Viewpoint Diversity at Harvard Must Be More Than a Hiring Initiative

According to recent reporting, Harvard is quietly asking donors to support as many as 20-30 new professorships to improve “viewpoint diversity” on campus. That’s notable. It suggests the university understands that the lack of viewpoint diversity is not just an issue of optics or politics.

A university cannot credibly claim to value free inquiry while allowing broad categories of thought to become professionally disfavored. Free inquiry contracts when dissent carries the threat of reputational risk. When that happens, conformity takes its place.

So yes, bringing 20-30 new voices to Harvard would be a positive sign and a good first step. Hopefully, however, this is not all Harvard intends to do.

Viewpoint diversity should be a basic condition of academic life. Each department should reflect the full range of credible perspectives within its field. The objective should be to hire excellent scholars, based on their achievements and potential, protect their freedom to follow the evidence where it leads, and stop treating political and moral objectives as a substitute for merit.

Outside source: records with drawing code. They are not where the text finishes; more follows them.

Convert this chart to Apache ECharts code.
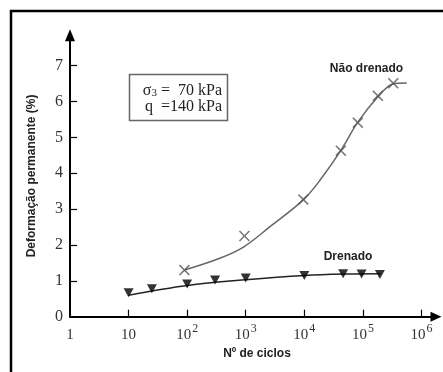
<!DOCTYPE html>
<html><head><meta charset="utf-8">
<script src="https://cdn.jsdelivr.net/npm/echarts@6/dist/echarts.min.js"></script>
<style>html,body{margin:0;padding:0;background:#fff}#c{width:443px;height:372px}</style>
</head><body><div id="c"></div>
<script>
// ---- data ----
const xTickValues = [1, 10, 100, 1000, 10000, 100000, 1000000];
const yTickValues = [0, 1, 2, 3, 4, 5, 6, 7];
// Não drenado (undrained) measured points
const naoDrenadoCycles = [90, 950, 9600, 42000, 82000, 180000, 330000];
const naoDrenadoStrain = [1.30, 2.25, 3.27, 4.63, 5.41, 6.16, 6.51];
// Não drenado fitted curve
const naoDrenadoFitCycles = [90, 360, 930, 2600, 9500, 18600, 42700, 81300, 182000, 324000, 560000];
const naoDrenadoFitStrain = [1.30, 1.63, 1.95, 2.51, 3.25, 3.81, 4.65, 5.42, 6.14, 6.49, 6.52];
// Drenado (drained) measured points
const drenadoCycles = [10, 25, 100, 300, 1000, 10000, 46000, 95000, 195000];
const drenadoStrain = [0.67, 0.78, 0.91, 1.02, 1.08, 1.15, 1.20, 1.19, 1.18];
// Drenado fitted line
const drenadoFitCycles = [10, 100, 1000, 10000, 50000, 200000];
const drenadoFitStrain = [0.60, 0.87, 1.03, 1.15, 1.19, 1.20];

const zip = (a, b) => a.map((v, i) => [v, b[i]]);
const serif = '"Liberation Serif","DejaVu Serif",serif';
const sans = '"Liberation Sans",Arial,sans-serif';
const crossPath = 'path://M0,1L1,0L5,4L9,0L10,1L6,5L10,9L9,10L5,6L1,10L0,9L4,5Z';

const chart = echarts.init(document.getElementById('c'), null, {renderer: 'canvas'});
chart.setOption({
  animation: false,
  backgroundColor: '#fff',
  grid: {left: 70, right: 7, top: 35.2, bottom: 55.3, containLabel: false, outerBoundsMode: 'none'},
  xAxis: {
    type: 'log', logBase: 10, min: 1, max: 1.77e6,
    name: 'Nº de ciclos', nameLocation: 'middle', nameGap: 30,
    nameTextStyle: {fontFamily: sans, fontWeight: 'bold', fontSize: 12, color: '#222', padding: [0, 0, 0, 8]},
    axisLine: {lineStyle: {color: '#000', width: 2}, symbol: ['none', 'triangle'], symbolSize: [10, 11]},
    axisTick: {inside: true, length: 7, lineStyle: {color: '#000', width: 1.2}, customValues: xTickValues.slice(1)},
    axisLabel: {
      customValues: xTickValues, margin: 6,
      formatter: function (v) {
        const n = Math.round(Math.log10(v));
        if (n === 0) return '{b|1}';
        if (n === 1) return '{b|10}';
        return '{b|10}{s|' + n + '}';
      },
      rich: {
        b: {fontFamily: serif, fontSize: 15, lineHeight: 20, color: '#333', verticalAlign: 'bottom'},
        s: {fontFamily: serif, fontSize: 12, lineHeight: 12, color: '#333', padding: [0, 0, 8, 1], verticalAlign: 'bottom'}
      }
    },
    splitLine: {show: false}
  },
  yAxis: {
    type: 'value', min: 0, max: 7.85,
    name: 'Deformação permanente (%)', nameLocation: 'middle', nameGap: 32,
    nameTextStyle: {fontFamily: sans, fontWeight: 'bold', fontSize: 12, color: '#222'},
    axisLine: {lineStyle: {color: '#000', width: 2}, symbol: ['none', 'triangle'], symbolSize: [10, 12]},
    axisTick: {inside: true, length: 7, lineStyle: {color: '#000', width: 1.2}, customValues: yTickValues.slice(1)},
    axisLabel: {customValues: yTickValues, margin: 7, fontFamily: serif, fontSize: 16, color: '#333'},
    splitLine: {show: false}
  },
  series: [
    {type: 'line', data: zip(naoDrenadoFitCycles, naoDrenadoFitStrain), smooth: 0.35, showSymbol: false,
     lineStyle: {color: '#666', width: 1.5}, z: 2},
    {type: 'line', data: zip(drenadoFitCycles, drenadoFitStrain), smooth: 0.35, showSymbol: false,
     lineStyle: {color: '#222', width: 1.5}, z: 2},
    {type: 'scatter', data: zip(naoDrenadoCycles, naoDrenadoStrain), symbol: crossPath, symbolSize: 11,
     itemStyle: {color: '#555'}, z: 3},
    {type: 'scatter', data: zip(drenadoCycles, drenadoStrain), symbol: 'triangle', symbolRotate: 180, symbolSize: [10, 9],
     itemStyle: {color: '#000'}, z: 3}
  ],
  graphic: [
    {type: 'rect', shape: {x: 11, y: 11, width: 460, height: 400}, style: {fill: 'none', stroke: '#000', lineWidth: 2.5}, silent: true},
    {type: 'rect', shape: {x: 129.5, y: 74.5, width: 98, height: 46}, style: {fill: '#fff', stroke: '#666', lineWidth: 1.5}, z: 10},
    {type: 'text', x: 222, y: 82, z: 11, style: {
      text: '{t|σ}{u|3}{t| =  70 kPa}', align: 'right',
      rich: {
        t: {fontFamily: serif, fontSize: 16, lineHeight: 17, fill: '#222', verticalAlign: 'bottom'},
        u: {fontFamily: serif, fontSize: 11, lineHeight: 11, fill: '#222', padding: [6, 0, 0, 0], verticalAlign: 'bottom'}
      }}},
    {type: 'text', x: 222, y: 99, z: 11, style: {
      text: 'q  =140 kPa', align: 'right', font: '16px ' + serif, fill: '#222'}},
    {type: 'text', x: 366.5, y: 69, style: {text: 'Não drenado', align: 'center', verticalAlign: 'middle',
      font: 'bold 12px ' + sans, fill: '#222'}},
    {type: 'text', x: 348, y: 257, style: {text: 'Drenado', align: 'center', verticalAlign: 'middle',
      font: 'bold 12px ' + sans, fill: '#222'}}
  ]
});
</script></body></html>
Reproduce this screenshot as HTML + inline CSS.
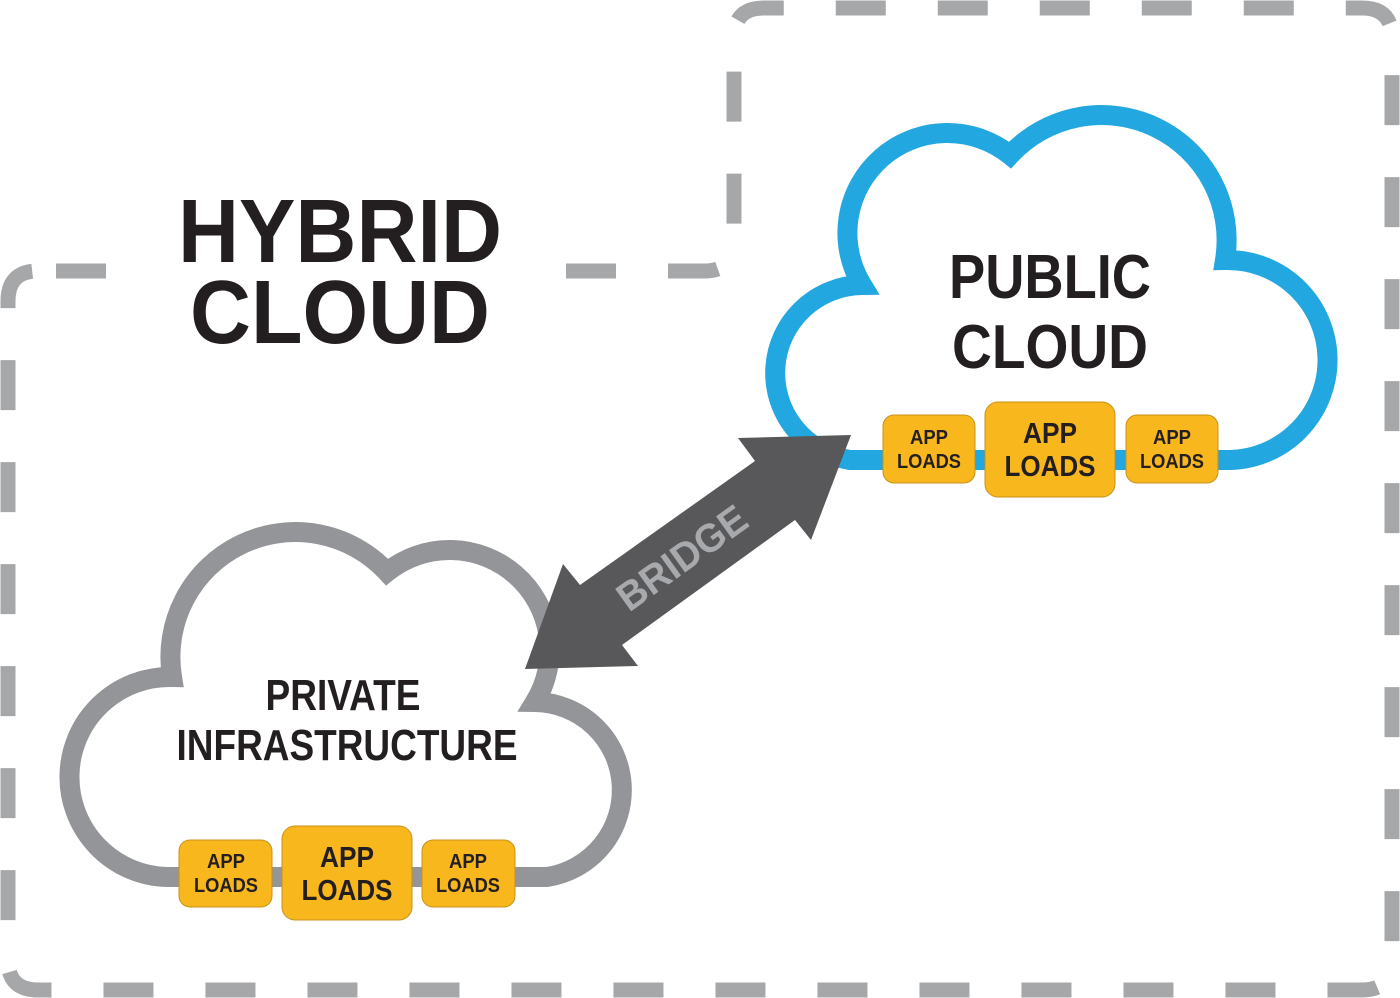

That means no litmus tests in hiring. No rewarding scholarship or teaching because it aligns with the prevailing campus consensus. Academic standards should do the sorting. Institutional preferences should not.

Although hiring 20-30 established scholars would be a highly visible step, the university should not neglect the nitty gritty work occurring at earlier stages of the academic pipeline. Hiring junior faculty and advancing them through the tenure process is critical to encouraging durable intellectual diversity. It’s important that these processes not discourage, marginalize or filter out those who advance heterodox and unpopular views.

Viewpoint diversity is not about manufacturing partisan symmetry or satisfying political quotas, however. It’s about hiring excellent scholars who will offer the full range of intellectual thought on campus and who will be free to disagree respectfully with each other and challenge orthodoxies. Also, it’s important that hiring a small group of established scholars not appear as just a public relations effort to placate university critics. Without a sustained, institution-wide commitment to cultural change, there is a risk that it could be perceived that way.

So, will Harvard hire excellent scholars whose work challenges prevailing orthodoxies? Will those scholars be free to teach, publish, argue, and dissent without adverse professional consequences? Will this be just the first step to change the underlying culture on campus so that faculty and students do not feel a need to self-censor?

If so, this could matter.

If not, it will be just another initiative with a polished label and little impact on the incentives that created the problem in the first place.